On Pizza and Deadlines: Saras Sarasvathy Humanizes the Effectuation Process

When Saras Sarasvathy tells a story, the room goes pin-drop silent.  As she weaves her tale with big, captivating words and movements, she engages each listener to lean in a little closer, anticipating each new word until the bitter end.  The Darden professor and leading scholar (known worldwide for her work on the underlying foundation of high-performance entrepreneurship and her development of the effectuation school of thought) never leaves you with a disappointing ending – her stories frequently conclude with a witty joke, a touching moment, or an astute insight (or if you’re lucky, all of the above).  Undoubtedly, she understands humans and the way they tick.

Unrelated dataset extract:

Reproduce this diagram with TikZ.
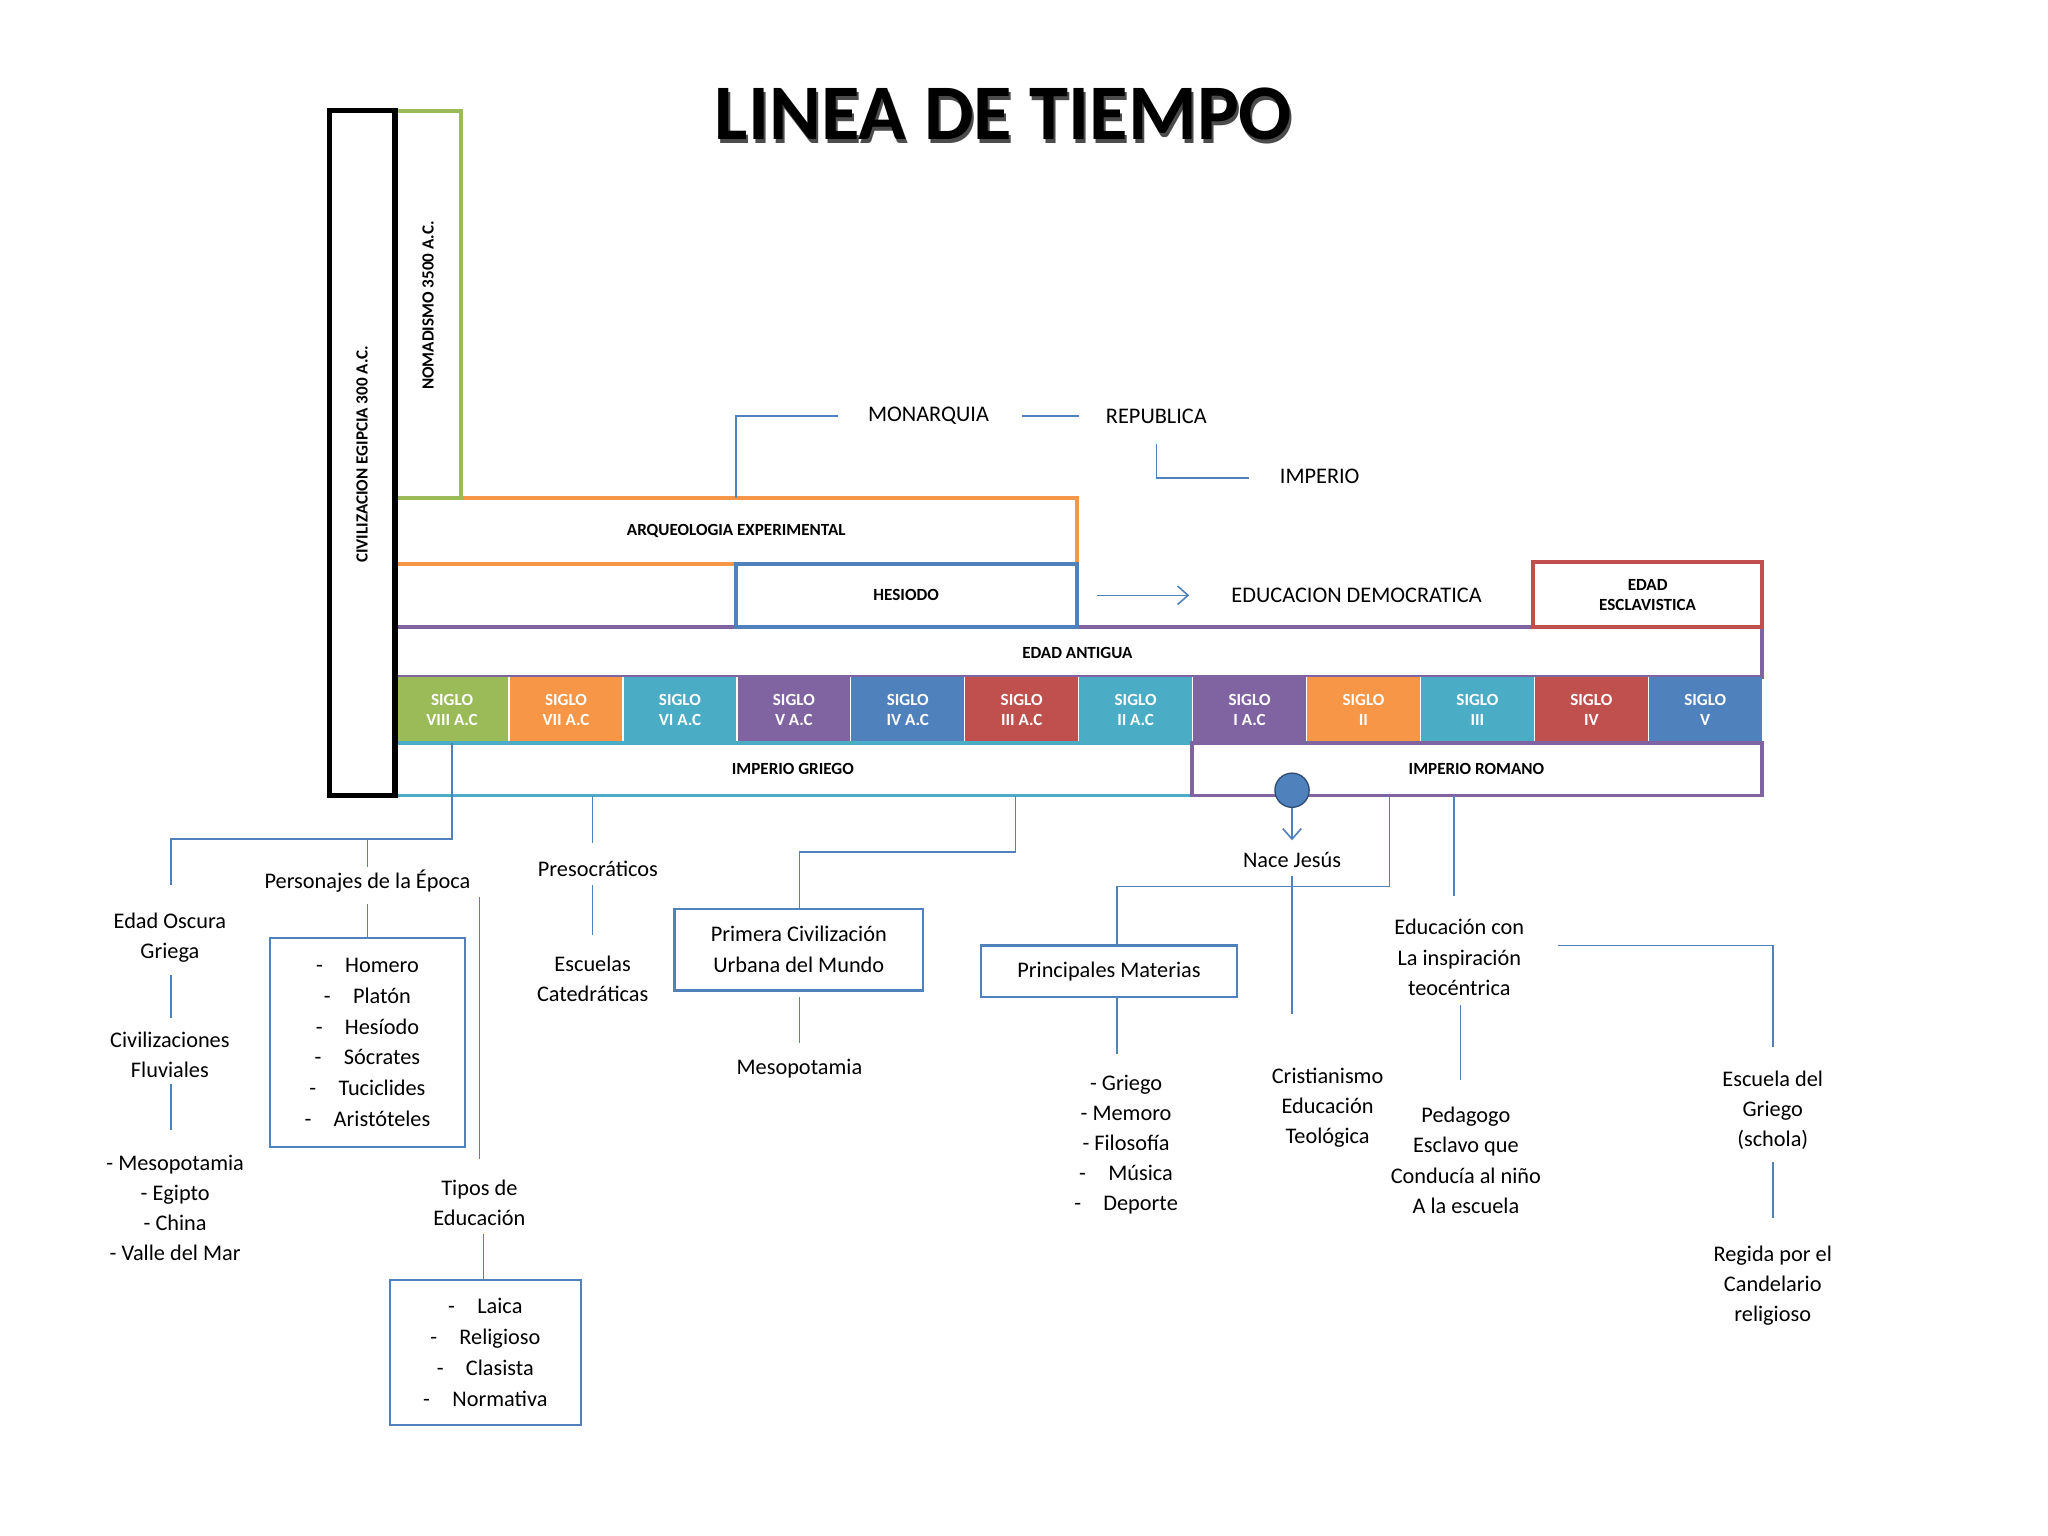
\documentclass[tikz,border=0pt]{standalone}
\usepackage{fontspec}
\usetikzlibrary{arrows.meta}
\setmainfont{Carlito}
\definecolor{cgreen}{HTML}{9BBB59}
\definecolor{corange}{HTML}{F79646}
\definecolor{caqua}{HTML}{4BACC6}
\definecolor{cpurple}{HTML}{8064A2}
\definecolor{cblue}{HTML}{4F81BD}
\definecolor{cred}{HTML}{C0504D}
\definecolor{lnk}{HTML}{4F81BD}
\begin{document}
\begin{tikzpicture}[x=1bp,y=-1bp,
  bx/.style={line width=3pt},
  lbl/.style={font=\fontsize{13}{15}\selectfont\bfseries},
  txt/.style={font=\fontsize{17}{23}\selectfont,align=center,inner sep=1pt},
  ln/.style={draw=lnk,line width=1.2pt},
  lbox/.style={draw=lnk,line width=1.8pt,align=center,font=\fontsize{17}{23.5}\selectfont}]
\useasboundingbox[fill=white] (0,0) rectangle (1555,1166);
\node (title) at (762,88) {\fontsize{60}{60}\selectfont\bfseries\color{black!70}\makebox[0pt]{\hspace{3bp}\raisebox{-3bp}{LINEA DE TIEMPO}}\makebox[0pt]{\color{black}LINEA DE TIEMPO}};
% stacked boxes
\draw[bx,draw=cpurple] (300,476) rectangle (1338,514);
\node[lbl] (ea) at (818,496) {EDAD ANTIGUA};
\draw[bx,draw=corange] (300,378) rectangle (818,428);
\node[lbl] (arq) at (559,403) {ARQUEOLOGIA EXPERIMENTAL};
\draw[bx,draw=cblue] (559,428) rectangle (818,476);
\node[lbl] (hes) at (688,452) {HESIODO};
\draw[bx,draw=cgreen] (300,84) rectangle (350,378);
\node[lbl,rotate=90] (nom) at (325,232) {NOMADISMO 3500 A.C.};
\draw[bx,draw=cred] (1164,427) rectangle (1338,476);
\node[lbl,align=center] (esc) at (1251,452) {EDAD\\ESCLAVISTICA};
% siglos
\foreach \i/\c/\t in {0/cgreen/VIII A.C,1/corange/VII A.C,2/caqua/VI A.C,3/cpurple/V A.C,4/cblue/IV A.C,5/cred/III A.C,6/caqua/II A.C,7/cpurple/I A.C,8/corange/II,9/caqua/III,10/cred/IV,11/cblue/V}{
  \fill[\c] ({300+\i*86.5},514) rectangle ({300+(\i+1)*86.5},564);
  \draw[white,line width=1pt] ({300+\i*86.5},514) -- ({300+\i*86.5},564);
  \node[lbl,text=white,align=center] (s\i) at ({343.25+\i*86.5},539) {SIGLO\\\t};
}
\draw[bx,draw=caqua] (300,564) rectangle (905,604);
\node[lbl] (ig) at (602,584) {IMPERIO GRIEGO};
\draw[bx,draw=cpurple] (905,564) rectangle (1338,604);
\node[lbl] (ir) at (1121,584) {IMPERIO ROMANO};
\draw[line width=4pt] (250,84) rectangle (300,604);
\node[lbl,rotate=90] (egi) at (275,345) {CIVILIZACION EGIPCIA 300 A.C.};
% top labels
\node[txt] (mon) at (705,316) {MONARQUIA};
\node[txt] (rep) at (878,316) {REPUBLICA};
\node[txt] (imp) at (1002,362) {IMPERIO};
\draw[ln] (559,378) -- (559,316) -- (636,316);
\draw[ln] (776,316) -- (819,316);
\draw[ln] (878,337) -- (878,363) -- (948,363);
\node[txt] (edem) at (1030,452) {EDUCACION DEMOCRATICA};
\draw[ln,-{Straight Barb[length=8bp,width=14bp]}] (833,452) -- (903,452);
% Nace Jesus
\node[txt] (nj) at (981,653) {Nace Jesús};
\draw[ln,-{Straight Barb[length=8bp,width=14bp]}] (981,605) -- (981,638);
\node[circle,fill=cblue,draw=cblue!60!black,line width=1pt,minimum size=26bp,inner sep=0] (circ) at (981,600) {};
% left tree
\node[txt] (per) at (279,669) {Personajes de la Época};
\node[txt] (eog) at (129,712) {Edad Oscura\\Griega};
\node[txt] (civ) at (129,801) {Civilizaciones\\Fluviales};
\node[txt] (mes1) at (133,917) {- Mesopotamia\\- Egipto\\- China\\- Valle del Mar};
\draw[ln] (343,564) -- (343,637) -- (130,637) -- (130,672);
\draw[ln] (279,637) -- (279,658);
\draw[ln] (279,686) -- (279,712);
\node[lbox,minimum width=148bp,minimum height=159bp] (box1) at (279,791.5) {-\quad Homero\\-\quad Platón\\-\quad Hesíodo\\-\quad Sócrates\\-\quad Tuciclides\\-\quad Aristóteles};
\draw[ln] (130,740) -- (130,773);
\draw[ln] (130,823) -- (130,858);
\draw[ln] (364,681) -- (364,880);
\node[txt] (tip) at (364,913) {Tipos de\\Educación};
\draw[ln] (367,937) -- (367,972);
\node[lbox,minimum width=145bp,minimum height=110bp] (box2) at (368.5,1027) {-\quad Laica\\-\quad Religioso\\-\quad Clasista\\-\quad Normativa};
% presocraticos
\draw[ln] (450,604) -- (450,640);
\node[txt] (pre) at (454,660) {Presocráticos};
\draw[ln] (450,672) -- (450,710);
\node[txt] (escu) at (450,743) {Escuelas\\Catedráticas};
\draw[ln] (771,604) -- (771,647) -- (607,647) -- (607,690);
\node[lbox,minimum width=189bp,minimum height=62bp] (box3) at (606.5,721) {Primera Civilización\\Urbana del Mundo};
\draw[ln] (607,757) -- (607,792);
\node[txt] (mes2) at (607,811) {Mesopotamia};
% romano
\draw[ln] (1055,604) -- (1055,673) -- (848,673) -- (848,718);
\node[lbox,minimum width=194bp,minimum height=39bp] (box4) at (842,737.5) {Principales Materias};
\draw[ln] (848,757) -- (848,800);
\node[txt] (mat) at (855,869) {- Griego\\- Memoro\\- Filosofía\\-\quad Música\\-\quad Deporte};
\draw[ln] (981,665) -- (981,770);
\node[txt] (cri) at (1008,841) {Cristianismo\\Educación\\Teológica};
\draw[ln] (1104,604) -- (1104,680);
\node[txt] (edc) at (1108,727) {Educación con\\La inspiración\\teocéntrica};
\draw[ln] (1109,763) -- (1109,820);
\node[txt] (ped) at (1113,881) {Pedagogo\\Esclavo que\\Conducía al niño\\A la escuela};
\draw[ln] (1183,718) -- (1346,718) -- (1346,795);
\node[txt] (escg) at (1346,843) {Escuela del\\Griego\\(schola)};
\draw[ln] (1346,882) -- (1346,925);
\node[txt] (reg) at (1346,976) {Regida por el\\Candelario\\religioso};
\end{tikzpicture}
\end{document}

2017 at the iLab has been boldly deemed the “Year of Effectuation,” a nod to the very framework that Saras developed, and the incubator’s programming reflects this focus and common language at every step.  But the biggest surprise thus far in the summer’s early weeks is the emphasis – echoed in all of last week’s presentations, from Evan Edwards to Saras herself – on humans and how integral they are to the process of creating and building any new venture.  

The story goes…get four “average” people in a room, give them a problem to solve, and supply them with pizza and a deadline, and they’ll come up with equally innovative – and more numerous – solutions to that problem than any creative genius could generate.  It’s a liberating idea, that “ordinary” people can make magic by working together, and it underscores the message Saras worked to impart on the cohort over the course of her workshop: that while the effectuation framework serves as a crucial skeleton for venture development, the people you involve along the way are going to be the beating heart of your business.  “But you do need that pizza and that deadline, by the way…” Saras said as she drew her anecdote to a close.  Noted – a bit of good fuel and a pinch of imposed discipline go a long way.

The implicit question reverberating around the room seemed to be something to the effect of: if it’s all about the people you bring on board – in her words, “it’s not the technology; it’s Steve Jobs” – then how can these ventures best seek out and take advantage of human moments and opportunities?  In true Darden professor fashion, Saras wasn’t about to simply hand them that answer, but she responded to this question with probing questions of her own, and she invited them to challenge and respond to one another’s queries as a collaborative team.  Soon enough, the room began buzzing with the energy of co-creation, and you could tell by the amused expression on her face that she clearly had this outcome in mind all along.  While the ensuing conversation produced many impactful takeaways, a few big ones have been distilled into the five ideas below.

5 Ways to Humanize Effectuation

  • See each person who provides feedback on your venture as someone who could potentially add value, and listen accordingly. The unexpected people and places are where a lot of value ultimately comes from.
  • Surround yourself with people who learn and experience the world differently than you do. They will serve as assets whom you could never replicate with a text book or website, and your business will benefit tremendously from these diverse perspectives.
  • The moment people give you advice, your job is to take that and turn it into some kind of commitment or form of skin in the game. When you give people emotional and psychological ownership in the venture, you get their buy-in in a deeper way.
  • Don’t let the perceived obligation of a quid-pro-quo relationship kill a conversation before it starts. Make the ask even if you don’t feel you have “something to offer.”  Together, you’ll discover how you might be able to help them in return.
  • “Talk like a human being” – rather than asking a new connection to be on your “board of advisors,” simply ask for their advice on something you’ve been contemplating, and they will become a de facto advisor.

 Fundamentally, according to Saras, “you can perfect your story or pitch…but the future does not actually exist until a couple people come together and make it happen.”  Fortunately for these ventures, the summer that lies ahead is the ultimate embodiment of the pizza/deadline environment.  They will have milestones to reach, they’ll have a finite stretch of time together, and word on the street is that they’ll frequently be fed (the verdict’s still out on whether pizza, in particular, will be involved).  Now’s the time to see what magic unfolds.